ABA insensitive 5 mediates abscisic acid regulation of plant photosynthesis by coordinating carbon and nitrogen assimilation

Summary Photosynthesis is inextricably linked to plant biomass and productivity. Enhancing the capacity for photosynthetic carbon assimilation stands as a pivotal strategy to boost plant photosynthetic efficiency; however, progress remains limited. We identified the rog1 ( repressors of glu1‐1 1 ) mutant, which was screened as a genetic suppressor of glu1‐1 , an aberrant variant of Arabidopsis ferredoxin‐dependent glutamate synthase (Fd‐GOGAT) impaired in ammonium assimilation and photosynthesis. The ROG1 gene encodes the abscisic acid (ABA) biosynthesis enzyme ABA2. Exogenous ABA exerts inhibitory effects on carbon and nitrogen assimilation, thus diminishing photosynthetic rates, and these inhibitions are contingent upon ABA insensitive 5 (ABI5), a key component of the ABA signaling pathway.
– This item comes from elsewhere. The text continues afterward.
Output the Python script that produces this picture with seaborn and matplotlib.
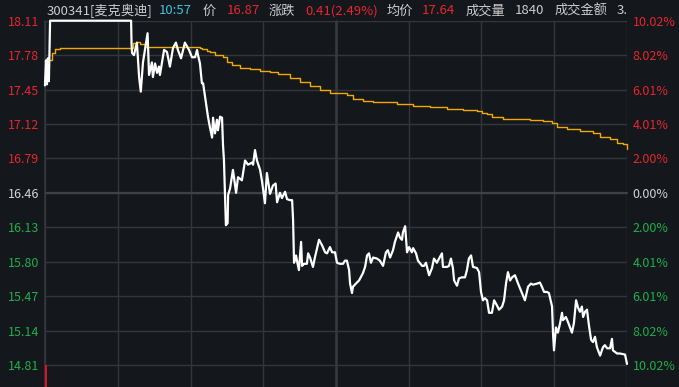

Further investigation revealed that ABI5 acts as a transcriptional repressor, directly interacting with the promoters of carbon assimilation genes RCA , RBCS2B , and RBCS3B , as well as the nitrogen assimilation gene GLU1 , thereby impeding their transcriptional activity. Reducing ABI5 expression led to increased photosynthetic efficiency, growth, and productivity in both Arabidopsis and rice. This study highlights the critical role of ABI5 in plant photosynthesis by coordinating carbon and nitrogen assimilation, presenting a promising approach to enhance photosynthetic efficiency and agricultural productivity.